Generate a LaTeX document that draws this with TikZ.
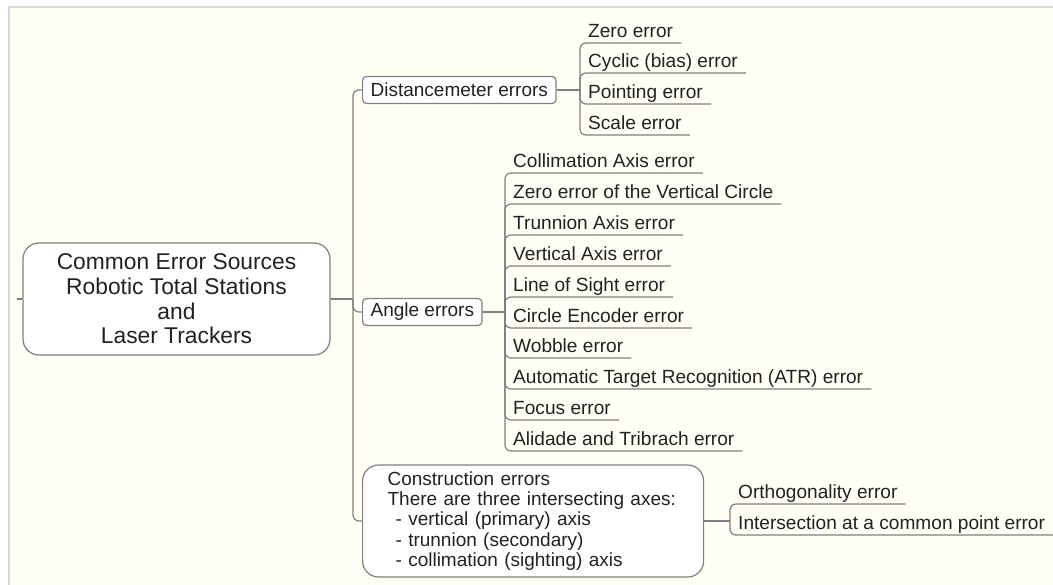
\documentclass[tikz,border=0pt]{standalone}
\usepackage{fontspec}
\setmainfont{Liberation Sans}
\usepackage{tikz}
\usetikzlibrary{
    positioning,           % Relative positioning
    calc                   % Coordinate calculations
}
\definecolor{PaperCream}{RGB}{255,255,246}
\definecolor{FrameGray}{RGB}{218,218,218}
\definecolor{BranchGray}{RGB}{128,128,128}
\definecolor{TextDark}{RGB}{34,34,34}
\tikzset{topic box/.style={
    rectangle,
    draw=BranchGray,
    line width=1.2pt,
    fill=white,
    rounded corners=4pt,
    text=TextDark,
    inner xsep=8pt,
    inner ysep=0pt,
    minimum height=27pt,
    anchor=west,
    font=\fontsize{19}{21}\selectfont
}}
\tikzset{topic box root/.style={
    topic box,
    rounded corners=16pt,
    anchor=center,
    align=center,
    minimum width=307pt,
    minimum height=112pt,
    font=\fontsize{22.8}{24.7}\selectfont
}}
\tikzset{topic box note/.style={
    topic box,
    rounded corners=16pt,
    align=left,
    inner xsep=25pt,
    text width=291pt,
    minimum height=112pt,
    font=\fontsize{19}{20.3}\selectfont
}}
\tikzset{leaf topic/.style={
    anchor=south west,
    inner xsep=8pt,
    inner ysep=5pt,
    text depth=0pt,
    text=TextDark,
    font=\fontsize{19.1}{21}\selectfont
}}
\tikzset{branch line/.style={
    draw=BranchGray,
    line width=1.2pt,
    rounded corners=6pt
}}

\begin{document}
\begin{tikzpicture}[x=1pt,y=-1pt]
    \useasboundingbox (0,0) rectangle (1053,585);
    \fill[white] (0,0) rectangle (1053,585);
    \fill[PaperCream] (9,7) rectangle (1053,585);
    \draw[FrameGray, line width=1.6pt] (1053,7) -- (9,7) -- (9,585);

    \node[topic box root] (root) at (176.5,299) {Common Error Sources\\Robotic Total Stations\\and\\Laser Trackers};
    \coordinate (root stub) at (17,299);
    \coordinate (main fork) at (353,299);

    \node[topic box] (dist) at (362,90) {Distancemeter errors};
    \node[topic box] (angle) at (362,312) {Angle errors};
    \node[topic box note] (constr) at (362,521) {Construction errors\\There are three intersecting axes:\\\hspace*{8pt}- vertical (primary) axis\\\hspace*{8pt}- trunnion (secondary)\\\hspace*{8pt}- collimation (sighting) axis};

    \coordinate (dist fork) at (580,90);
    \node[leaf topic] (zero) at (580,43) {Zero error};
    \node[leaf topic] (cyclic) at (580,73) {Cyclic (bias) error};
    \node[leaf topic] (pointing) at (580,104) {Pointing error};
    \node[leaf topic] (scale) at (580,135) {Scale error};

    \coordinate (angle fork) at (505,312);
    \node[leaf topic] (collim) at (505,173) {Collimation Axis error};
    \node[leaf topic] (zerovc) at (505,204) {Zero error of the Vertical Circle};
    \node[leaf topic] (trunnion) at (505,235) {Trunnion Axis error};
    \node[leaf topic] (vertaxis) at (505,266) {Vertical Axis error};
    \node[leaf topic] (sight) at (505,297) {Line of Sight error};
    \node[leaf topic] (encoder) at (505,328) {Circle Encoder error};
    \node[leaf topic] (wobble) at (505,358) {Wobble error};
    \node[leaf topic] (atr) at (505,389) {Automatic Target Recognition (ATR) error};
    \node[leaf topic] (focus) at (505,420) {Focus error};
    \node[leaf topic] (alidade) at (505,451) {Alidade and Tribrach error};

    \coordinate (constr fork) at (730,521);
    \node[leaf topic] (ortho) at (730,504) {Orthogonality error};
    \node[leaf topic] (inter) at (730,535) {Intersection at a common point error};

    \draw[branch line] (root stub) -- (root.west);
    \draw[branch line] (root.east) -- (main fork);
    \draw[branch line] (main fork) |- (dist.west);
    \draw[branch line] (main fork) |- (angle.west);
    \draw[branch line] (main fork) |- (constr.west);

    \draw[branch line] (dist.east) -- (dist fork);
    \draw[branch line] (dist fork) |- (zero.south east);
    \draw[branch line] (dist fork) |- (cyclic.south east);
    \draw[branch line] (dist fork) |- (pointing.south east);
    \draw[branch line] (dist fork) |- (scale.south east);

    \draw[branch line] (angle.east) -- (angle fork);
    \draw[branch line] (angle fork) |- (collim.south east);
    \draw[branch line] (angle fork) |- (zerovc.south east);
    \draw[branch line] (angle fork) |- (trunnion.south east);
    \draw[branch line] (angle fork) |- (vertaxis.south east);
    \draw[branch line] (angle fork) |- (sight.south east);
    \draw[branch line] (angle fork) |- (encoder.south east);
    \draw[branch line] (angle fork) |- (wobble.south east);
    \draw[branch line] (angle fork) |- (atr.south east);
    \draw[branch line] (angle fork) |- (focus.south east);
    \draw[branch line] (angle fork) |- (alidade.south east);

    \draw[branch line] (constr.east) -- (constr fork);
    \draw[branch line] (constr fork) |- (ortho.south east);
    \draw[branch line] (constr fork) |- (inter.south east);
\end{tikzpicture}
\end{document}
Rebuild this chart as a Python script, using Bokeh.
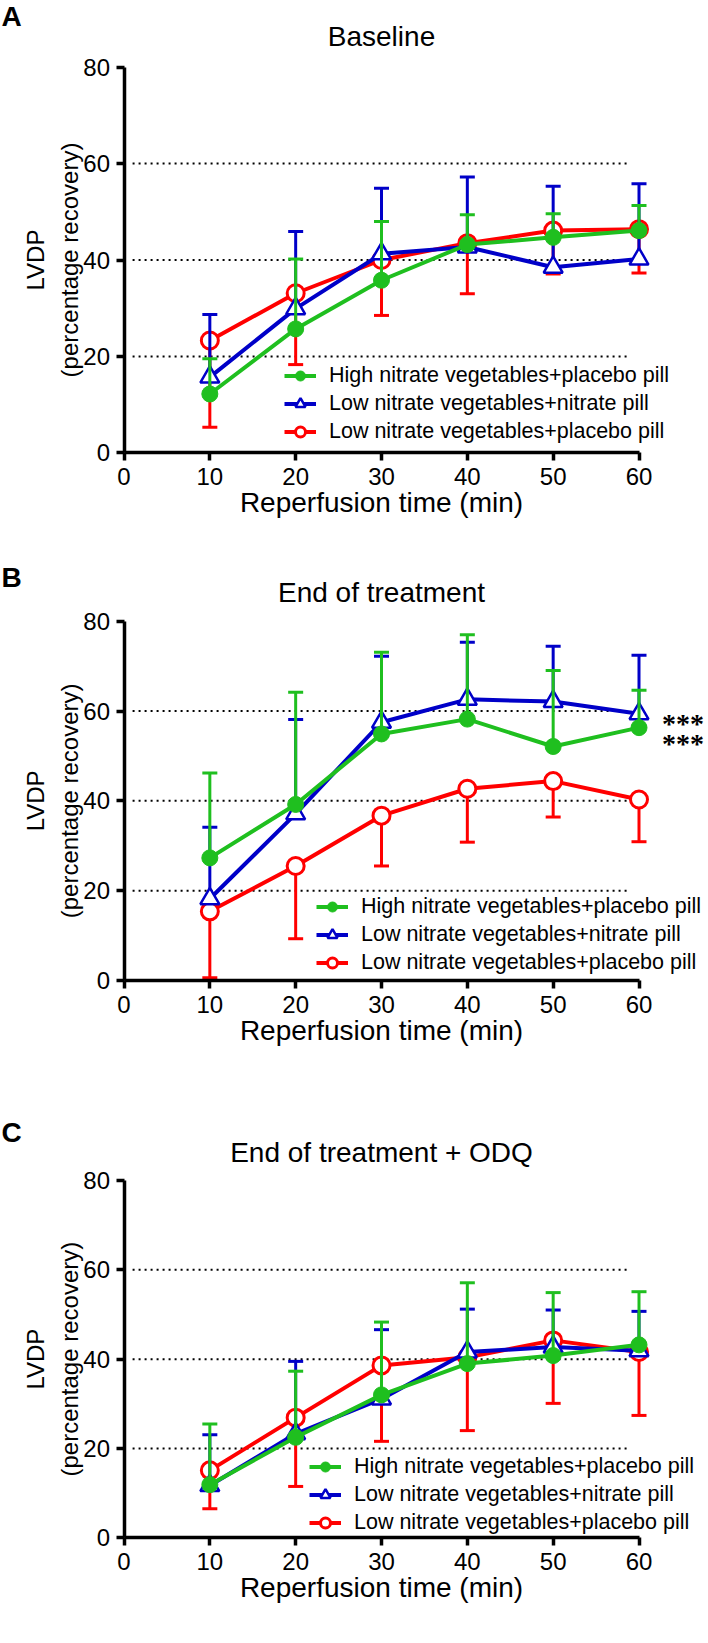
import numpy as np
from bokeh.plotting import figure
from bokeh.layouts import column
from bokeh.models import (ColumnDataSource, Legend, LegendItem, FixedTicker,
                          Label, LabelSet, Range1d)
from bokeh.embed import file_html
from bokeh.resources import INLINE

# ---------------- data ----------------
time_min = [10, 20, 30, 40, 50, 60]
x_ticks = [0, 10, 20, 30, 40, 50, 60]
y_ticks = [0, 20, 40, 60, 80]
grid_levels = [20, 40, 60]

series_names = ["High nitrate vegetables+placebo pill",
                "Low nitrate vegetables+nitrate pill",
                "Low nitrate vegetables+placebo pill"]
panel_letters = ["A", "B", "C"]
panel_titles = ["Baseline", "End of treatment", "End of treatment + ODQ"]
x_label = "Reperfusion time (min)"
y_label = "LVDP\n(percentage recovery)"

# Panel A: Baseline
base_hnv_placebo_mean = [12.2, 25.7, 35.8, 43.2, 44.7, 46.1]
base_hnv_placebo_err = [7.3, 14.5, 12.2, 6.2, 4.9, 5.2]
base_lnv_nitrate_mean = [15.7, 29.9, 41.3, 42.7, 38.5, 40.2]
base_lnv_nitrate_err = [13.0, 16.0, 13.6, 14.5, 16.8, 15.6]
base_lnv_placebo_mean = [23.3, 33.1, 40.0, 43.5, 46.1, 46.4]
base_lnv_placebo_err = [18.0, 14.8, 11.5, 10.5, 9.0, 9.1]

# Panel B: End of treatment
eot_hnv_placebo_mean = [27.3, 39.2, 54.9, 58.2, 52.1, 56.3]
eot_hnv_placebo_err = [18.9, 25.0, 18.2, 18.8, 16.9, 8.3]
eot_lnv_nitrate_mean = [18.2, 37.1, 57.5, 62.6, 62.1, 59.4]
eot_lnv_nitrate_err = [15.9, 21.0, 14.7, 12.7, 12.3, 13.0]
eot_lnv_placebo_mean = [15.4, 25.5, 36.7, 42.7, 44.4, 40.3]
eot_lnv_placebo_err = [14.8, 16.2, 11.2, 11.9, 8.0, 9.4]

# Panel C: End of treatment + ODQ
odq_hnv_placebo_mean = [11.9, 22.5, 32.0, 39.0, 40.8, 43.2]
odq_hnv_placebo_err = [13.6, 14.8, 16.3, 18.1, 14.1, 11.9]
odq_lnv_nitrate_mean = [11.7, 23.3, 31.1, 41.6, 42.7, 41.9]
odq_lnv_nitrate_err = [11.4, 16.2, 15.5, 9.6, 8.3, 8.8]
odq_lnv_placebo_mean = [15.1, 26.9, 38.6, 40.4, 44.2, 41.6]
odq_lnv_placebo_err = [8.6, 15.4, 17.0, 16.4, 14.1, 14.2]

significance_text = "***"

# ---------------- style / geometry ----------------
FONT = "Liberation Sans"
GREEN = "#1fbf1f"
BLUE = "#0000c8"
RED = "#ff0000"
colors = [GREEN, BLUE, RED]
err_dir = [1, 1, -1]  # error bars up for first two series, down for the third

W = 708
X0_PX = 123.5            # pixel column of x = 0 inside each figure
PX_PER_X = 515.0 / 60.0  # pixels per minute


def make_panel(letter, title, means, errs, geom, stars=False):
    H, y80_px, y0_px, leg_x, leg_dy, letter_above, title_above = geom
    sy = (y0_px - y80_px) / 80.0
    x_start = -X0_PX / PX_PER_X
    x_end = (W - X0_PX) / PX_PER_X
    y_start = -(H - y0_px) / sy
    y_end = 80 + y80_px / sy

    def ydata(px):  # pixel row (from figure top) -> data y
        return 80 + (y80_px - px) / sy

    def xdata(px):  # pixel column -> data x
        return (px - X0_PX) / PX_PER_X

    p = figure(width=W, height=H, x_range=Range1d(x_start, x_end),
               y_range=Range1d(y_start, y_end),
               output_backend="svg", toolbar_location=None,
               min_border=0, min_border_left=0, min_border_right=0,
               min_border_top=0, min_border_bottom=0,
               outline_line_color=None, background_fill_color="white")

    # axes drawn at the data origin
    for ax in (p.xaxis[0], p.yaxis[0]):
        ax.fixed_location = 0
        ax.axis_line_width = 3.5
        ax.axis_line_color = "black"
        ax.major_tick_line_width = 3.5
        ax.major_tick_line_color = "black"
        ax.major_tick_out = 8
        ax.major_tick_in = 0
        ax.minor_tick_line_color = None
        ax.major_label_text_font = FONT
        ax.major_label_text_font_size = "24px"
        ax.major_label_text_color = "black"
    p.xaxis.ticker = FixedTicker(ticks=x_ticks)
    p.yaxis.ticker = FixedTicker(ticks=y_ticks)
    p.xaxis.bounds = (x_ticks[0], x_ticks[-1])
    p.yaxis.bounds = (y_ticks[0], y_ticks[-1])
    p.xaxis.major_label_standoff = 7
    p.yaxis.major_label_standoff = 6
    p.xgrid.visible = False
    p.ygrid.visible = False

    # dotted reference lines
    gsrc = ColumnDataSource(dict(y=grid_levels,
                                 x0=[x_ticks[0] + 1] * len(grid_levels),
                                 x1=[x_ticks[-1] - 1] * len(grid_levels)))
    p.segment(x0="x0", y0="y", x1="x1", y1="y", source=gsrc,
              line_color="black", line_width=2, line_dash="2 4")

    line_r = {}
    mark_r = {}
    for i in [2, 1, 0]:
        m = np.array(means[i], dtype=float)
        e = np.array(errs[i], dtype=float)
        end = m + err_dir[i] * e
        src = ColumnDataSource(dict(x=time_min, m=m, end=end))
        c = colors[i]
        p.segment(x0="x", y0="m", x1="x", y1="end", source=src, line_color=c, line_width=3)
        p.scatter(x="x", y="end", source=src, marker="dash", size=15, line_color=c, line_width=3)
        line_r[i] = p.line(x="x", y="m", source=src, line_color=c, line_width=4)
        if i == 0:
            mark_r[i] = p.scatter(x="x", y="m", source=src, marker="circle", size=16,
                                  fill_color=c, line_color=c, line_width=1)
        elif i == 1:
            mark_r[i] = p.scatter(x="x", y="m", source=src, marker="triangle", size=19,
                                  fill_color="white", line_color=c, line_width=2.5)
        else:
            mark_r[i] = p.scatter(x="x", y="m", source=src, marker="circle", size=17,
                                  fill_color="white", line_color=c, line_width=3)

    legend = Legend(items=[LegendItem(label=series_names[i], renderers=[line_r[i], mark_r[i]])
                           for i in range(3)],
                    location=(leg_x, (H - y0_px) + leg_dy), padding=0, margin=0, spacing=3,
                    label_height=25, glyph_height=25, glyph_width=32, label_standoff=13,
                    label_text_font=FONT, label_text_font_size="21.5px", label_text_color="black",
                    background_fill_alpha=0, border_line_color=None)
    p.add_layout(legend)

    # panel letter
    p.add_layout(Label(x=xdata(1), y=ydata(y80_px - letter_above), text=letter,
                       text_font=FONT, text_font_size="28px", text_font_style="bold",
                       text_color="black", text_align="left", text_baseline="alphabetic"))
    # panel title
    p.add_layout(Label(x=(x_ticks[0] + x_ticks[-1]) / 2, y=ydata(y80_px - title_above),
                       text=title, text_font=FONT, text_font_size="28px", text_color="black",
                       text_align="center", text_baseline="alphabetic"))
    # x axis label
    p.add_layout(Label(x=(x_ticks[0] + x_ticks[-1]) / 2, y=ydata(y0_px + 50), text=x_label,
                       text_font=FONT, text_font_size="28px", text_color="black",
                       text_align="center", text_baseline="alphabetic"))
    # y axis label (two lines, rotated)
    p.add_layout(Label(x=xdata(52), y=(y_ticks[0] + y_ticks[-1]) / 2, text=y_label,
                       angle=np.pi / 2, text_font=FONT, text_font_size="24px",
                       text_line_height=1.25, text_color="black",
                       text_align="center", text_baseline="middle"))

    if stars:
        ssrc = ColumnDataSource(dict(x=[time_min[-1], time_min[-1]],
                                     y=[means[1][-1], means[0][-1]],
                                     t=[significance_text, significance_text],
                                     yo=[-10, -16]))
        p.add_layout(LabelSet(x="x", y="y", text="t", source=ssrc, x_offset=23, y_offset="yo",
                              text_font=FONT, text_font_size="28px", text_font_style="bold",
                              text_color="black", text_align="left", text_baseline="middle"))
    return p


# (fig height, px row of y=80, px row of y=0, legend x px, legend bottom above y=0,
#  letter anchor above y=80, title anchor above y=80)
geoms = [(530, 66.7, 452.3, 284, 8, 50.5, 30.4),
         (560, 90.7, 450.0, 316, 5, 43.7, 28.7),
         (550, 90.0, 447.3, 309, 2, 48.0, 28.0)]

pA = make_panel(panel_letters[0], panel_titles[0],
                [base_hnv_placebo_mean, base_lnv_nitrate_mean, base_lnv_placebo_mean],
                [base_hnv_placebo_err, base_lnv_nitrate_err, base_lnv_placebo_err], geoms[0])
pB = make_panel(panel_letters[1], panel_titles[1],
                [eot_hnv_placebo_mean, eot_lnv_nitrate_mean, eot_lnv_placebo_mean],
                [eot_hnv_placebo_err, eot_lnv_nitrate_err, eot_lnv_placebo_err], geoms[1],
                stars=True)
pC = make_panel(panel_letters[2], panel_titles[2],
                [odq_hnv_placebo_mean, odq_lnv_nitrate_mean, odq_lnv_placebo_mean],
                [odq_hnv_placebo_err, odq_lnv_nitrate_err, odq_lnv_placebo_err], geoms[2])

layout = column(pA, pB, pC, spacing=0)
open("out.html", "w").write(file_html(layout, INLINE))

**WHAT IS ASKED**
Without the pictures, give again only the lines beginning at the line that contains "Rebuild this chart" and stopping after the line that contains "err_dir = [1, 1, -1]", exactly as written.

**FULL ANSWER**
Rebuild this chart as a Python script, using Bokeh.
import numpy as np
from bokeh.plotting import figure
from bokeh.layouts import column
from bokeh.models import (ColumnDataSource, Legend, LegendItem, FixedTicker,
                          Label, LabelSet, Range1d)
from bokeh.embed import file_html
from bokeh.resources import INLINE

# ---------------- data ----------------
time_min = [10, 20, 30, 40, 50, 60]
x_ticks = [0, 10, 20, 30, 40, 50, 60]
y_ticks = [0, 20, 40, 60, 80]
grid_levels = [20, 40, 60]

series_names = ["High nitrate vegetables+placebo pill",
                "Low nitrate vegetables+nitrate pill",
                "Low nitrate vegetables+placebo pill"]
panel_letters = ["A", "B", "C"]
panel_titles = ["Baseline", "End of treatment", "End of treatment + ODQ"]
x_label = "Reperfusion time (min)"
y_label = "LVDP\n(percentage recovery)"

# Panel A: Baseline
base_hnv_placebo_mean = [12.2, 25.7, 35.8, 43.2, 44.7, 46.1]
base_hnv_placebo_err = [7.3, 14.5, 12.2, 6.2, 4.9, 5.2]
base_lnv_nitrate_mean = [15.7, 29.9, 41.3, 42.7, 38.5, 40.2]
base_lnv_nitrate_err = [13.0, 16.0, 13.6, 14.5, 16.8, 15.6]
base_lnv_placebo_mean = [23.3, 33.1, 40.0, 43.5, 46.1, 46.4]
base_lnv_placebo_err = [18.0, 14.8, 11.5, 10.5, 9.0, 9.1]

# Panel B: End of treatment
eot_hnv_placebo_mean = [27.3, 39.2, 54.9, 58.2, 52.1, 56.3]
eot_hnv_placebo_err = [18.9, 25.0, 18.2, 18.8, 16.9, 8.3]
eot_lnv_nitrate_mean = [18.2, 37.1, 57.5, 62.6, 62.1, 59.4]
eot_lnv_nitrate_err = [15.9, 21.0, 14.7, 12.7, 12.3, 13.0]
eot_lnv_placebo_mean = [15.4, 25.5, 36.7, 42.7, 44.4, 40.3]
eot_lnv_placebo_err = [14.8, 16.2, 11.2, 11.9, 8.0, 9.4]

# Panel C: End of treatment + ODQ
odq_hnv_placebo_mean = [11.9, 22.5, 32.0, 39.0, 40.8, 43.2]
odq_hnv_placebo_err = [13.6, 14.8, 16.3, 18.1, 14.1, 11.9]
odq_lnv_nitrate_mean = [11.7, 23.3, 31.1, 41.6, 42.7, 41.9]
odq_lnv_nitrate_err = [11.4, 16.2, 15.5, 9.6, 8.3, 8.8]
odq_lnv_placebo_mean = [15.1, 26.9, 38.6, 40.4, 44.2, 41.6]
odq_lnv_placebo_err = [8.6, 15.4, 17.0, 16.4, 14.1, 14.2]

significance_text = "***"

# ---------------- style / geometry ----------------
FONT = "Liberation Sans"
GREEN = "#1fbf1f"
BLUE = "#0000c8"
RED = "#ff0000"
colors = [GREEN, BLUE, RED]
err_dir = [1, 1, -1]  # error bars up for first two series, down for the third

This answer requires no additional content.